8. Travel. Traveling has always been something that I found to be enjoyable, but this summer sparked a new level of interest. After road tripping through Canada, visiting several different states, and going to camp, I have discovered that I want to travel all over. Specifically, I want to take road trips! I don’t know if any road trips will happen this year, but maybe after I graduate from grad school.

9. Become a licensed Social Worker. How crazy is that? Technically, once I get my BSW I can take the test to become licensed. However, since I am going straight into grad school, I am going to hold off until I have my MSW to take the test.

Childcare, 2014 Photo Cred: My childcare friend Heather.

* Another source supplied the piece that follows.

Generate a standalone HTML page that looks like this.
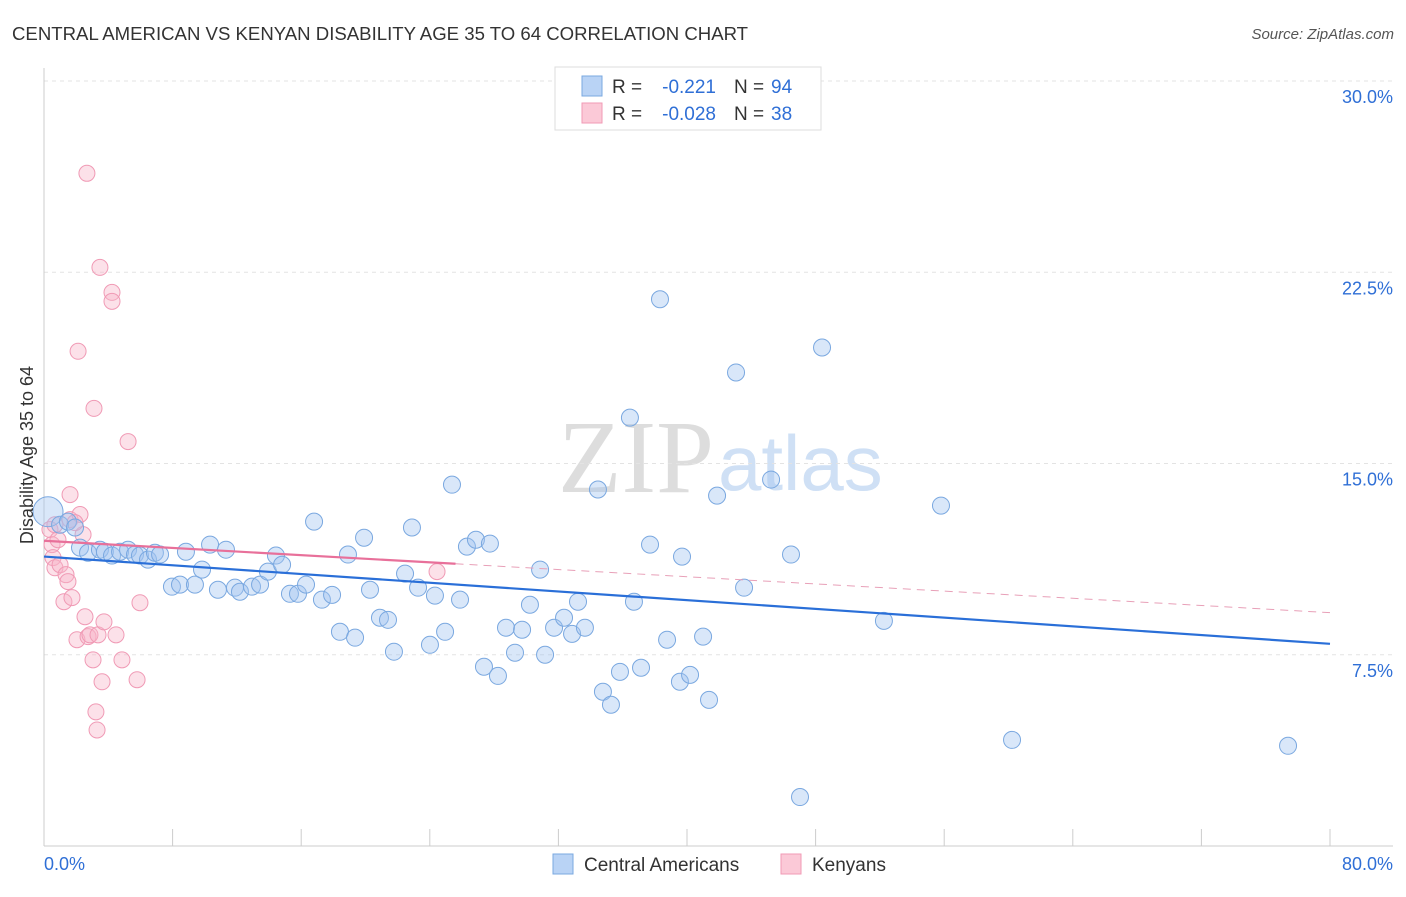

10. This goal has been a goal of mine since I could talk and it will remain as such until it is fulfilled. Get married and become a mother. That is my life long dream and I hope and pray that it is in God’s plan for my life. I have felt called to be a mother for a long time. God laid a love of children on my heart at a very young age. Children have been my passion as long as I can remember. I long to help children in any way that I can, and to one day have children of my own. I have felt God’s call for me to be a mother to many. I don’t know exactly what that means. It could mean that I am going to give birth to a lot of kids. However, after much time has been spent praying about it, I feel like God is calling me to be a mother to those who need a mother. I also feel like He has called me to have my own children, but I have felt a strong pull towards foster care, adoption, and ministry where I can be a “mother” figure to those around me. I look forward to seeing what God uses me for.

All in all, life is constantly changing, but man is it good!